- [STATED GOAL] Collect every line of the records below that contains the word "matplotlib".

- [AVAILABLE DATA]
•••
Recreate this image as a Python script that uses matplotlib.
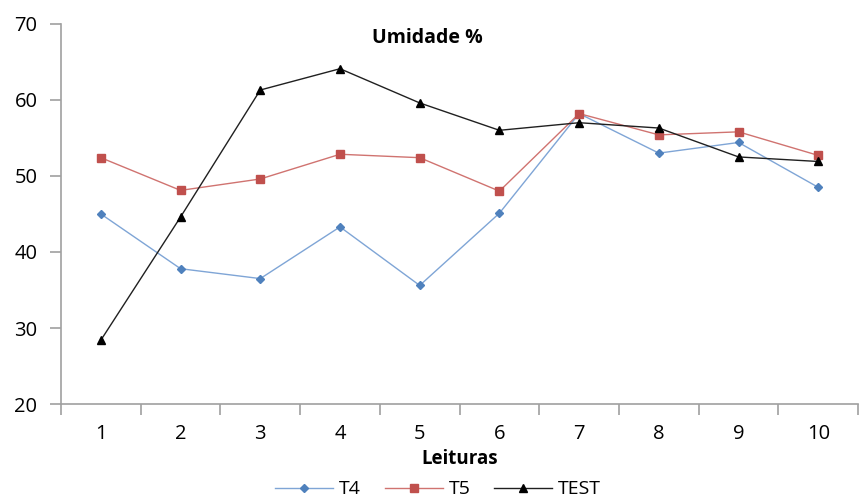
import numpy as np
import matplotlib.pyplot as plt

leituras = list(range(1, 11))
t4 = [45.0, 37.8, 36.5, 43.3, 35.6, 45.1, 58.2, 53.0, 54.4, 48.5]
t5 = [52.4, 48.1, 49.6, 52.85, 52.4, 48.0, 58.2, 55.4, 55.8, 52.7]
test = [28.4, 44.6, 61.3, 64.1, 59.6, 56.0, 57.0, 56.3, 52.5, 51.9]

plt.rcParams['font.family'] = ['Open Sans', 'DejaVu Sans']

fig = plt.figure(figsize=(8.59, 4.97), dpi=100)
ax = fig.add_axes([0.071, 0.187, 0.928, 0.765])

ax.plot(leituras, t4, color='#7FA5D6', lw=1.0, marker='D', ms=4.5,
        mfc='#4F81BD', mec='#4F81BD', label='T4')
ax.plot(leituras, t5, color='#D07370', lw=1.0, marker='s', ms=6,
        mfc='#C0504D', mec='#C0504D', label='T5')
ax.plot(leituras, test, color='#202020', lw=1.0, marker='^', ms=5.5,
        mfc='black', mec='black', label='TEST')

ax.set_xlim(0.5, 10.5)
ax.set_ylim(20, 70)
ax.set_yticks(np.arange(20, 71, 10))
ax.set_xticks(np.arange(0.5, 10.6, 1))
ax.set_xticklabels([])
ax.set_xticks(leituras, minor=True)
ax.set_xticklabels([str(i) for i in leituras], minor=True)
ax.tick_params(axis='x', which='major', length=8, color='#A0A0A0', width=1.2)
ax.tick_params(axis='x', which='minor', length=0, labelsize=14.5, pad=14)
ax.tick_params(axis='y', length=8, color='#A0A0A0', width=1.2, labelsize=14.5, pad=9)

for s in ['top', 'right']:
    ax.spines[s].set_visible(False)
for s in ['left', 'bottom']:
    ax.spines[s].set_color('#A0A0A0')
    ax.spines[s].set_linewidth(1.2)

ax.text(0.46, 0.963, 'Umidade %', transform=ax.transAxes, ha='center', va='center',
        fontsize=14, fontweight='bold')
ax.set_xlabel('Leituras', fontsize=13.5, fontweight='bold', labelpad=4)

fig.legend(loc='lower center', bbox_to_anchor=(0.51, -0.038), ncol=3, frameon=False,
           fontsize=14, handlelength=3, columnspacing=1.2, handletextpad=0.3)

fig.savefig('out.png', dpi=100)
•••
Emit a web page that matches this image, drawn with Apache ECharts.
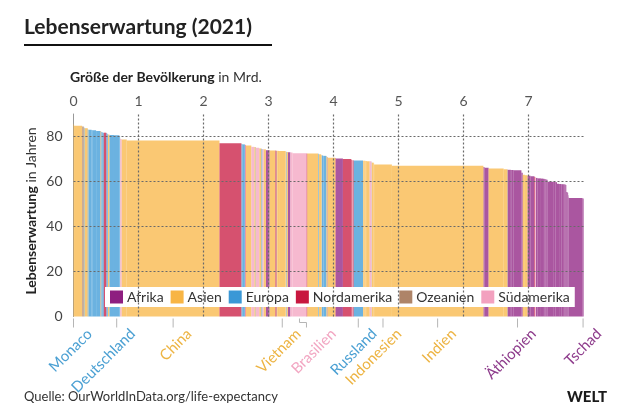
•••
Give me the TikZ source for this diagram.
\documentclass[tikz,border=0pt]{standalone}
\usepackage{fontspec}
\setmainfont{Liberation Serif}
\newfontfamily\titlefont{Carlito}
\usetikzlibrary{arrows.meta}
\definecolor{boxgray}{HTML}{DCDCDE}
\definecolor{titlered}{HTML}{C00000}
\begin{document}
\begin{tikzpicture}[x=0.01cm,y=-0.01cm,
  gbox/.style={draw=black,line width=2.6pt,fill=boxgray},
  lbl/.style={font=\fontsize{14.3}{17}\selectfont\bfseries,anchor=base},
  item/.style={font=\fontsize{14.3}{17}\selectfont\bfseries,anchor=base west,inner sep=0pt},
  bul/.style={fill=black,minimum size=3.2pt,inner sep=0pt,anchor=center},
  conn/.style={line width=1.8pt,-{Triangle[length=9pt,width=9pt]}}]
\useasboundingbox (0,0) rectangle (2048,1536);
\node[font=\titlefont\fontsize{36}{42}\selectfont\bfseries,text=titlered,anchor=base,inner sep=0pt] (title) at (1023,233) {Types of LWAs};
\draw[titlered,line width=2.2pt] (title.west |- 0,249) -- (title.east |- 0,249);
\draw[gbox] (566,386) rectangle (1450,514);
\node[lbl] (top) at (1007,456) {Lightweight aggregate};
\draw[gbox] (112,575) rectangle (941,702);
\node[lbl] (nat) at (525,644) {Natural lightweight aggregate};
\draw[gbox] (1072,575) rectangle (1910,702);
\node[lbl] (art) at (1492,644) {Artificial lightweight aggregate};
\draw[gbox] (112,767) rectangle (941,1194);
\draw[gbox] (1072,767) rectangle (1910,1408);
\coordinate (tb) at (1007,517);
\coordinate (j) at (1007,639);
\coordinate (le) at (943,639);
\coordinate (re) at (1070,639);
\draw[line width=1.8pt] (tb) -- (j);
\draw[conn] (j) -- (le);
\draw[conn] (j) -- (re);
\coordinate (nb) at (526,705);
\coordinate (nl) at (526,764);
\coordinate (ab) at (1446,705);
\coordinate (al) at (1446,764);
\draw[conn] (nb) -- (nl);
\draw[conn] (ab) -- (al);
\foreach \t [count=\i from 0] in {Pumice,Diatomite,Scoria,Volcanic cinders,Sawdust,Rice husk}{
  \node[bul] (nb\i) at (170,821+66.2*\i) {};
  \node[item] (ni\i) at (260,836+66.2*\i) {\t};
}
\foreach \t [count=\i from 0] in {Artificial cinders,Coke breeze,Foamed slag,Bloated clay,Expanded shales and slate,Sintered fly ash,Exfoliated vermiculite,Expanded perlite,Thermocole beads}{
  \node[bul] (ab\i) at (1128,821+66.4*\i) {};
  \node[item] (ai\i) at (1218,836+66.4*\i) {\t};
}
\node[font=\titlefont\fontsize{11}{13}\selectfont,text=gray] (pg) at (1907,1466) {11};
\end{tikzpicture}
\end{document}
•••
- [PROBLEM SOLUTION]
Recreate this image as a Python script that uses matplotlib.
import matplotlib.pyplot as plt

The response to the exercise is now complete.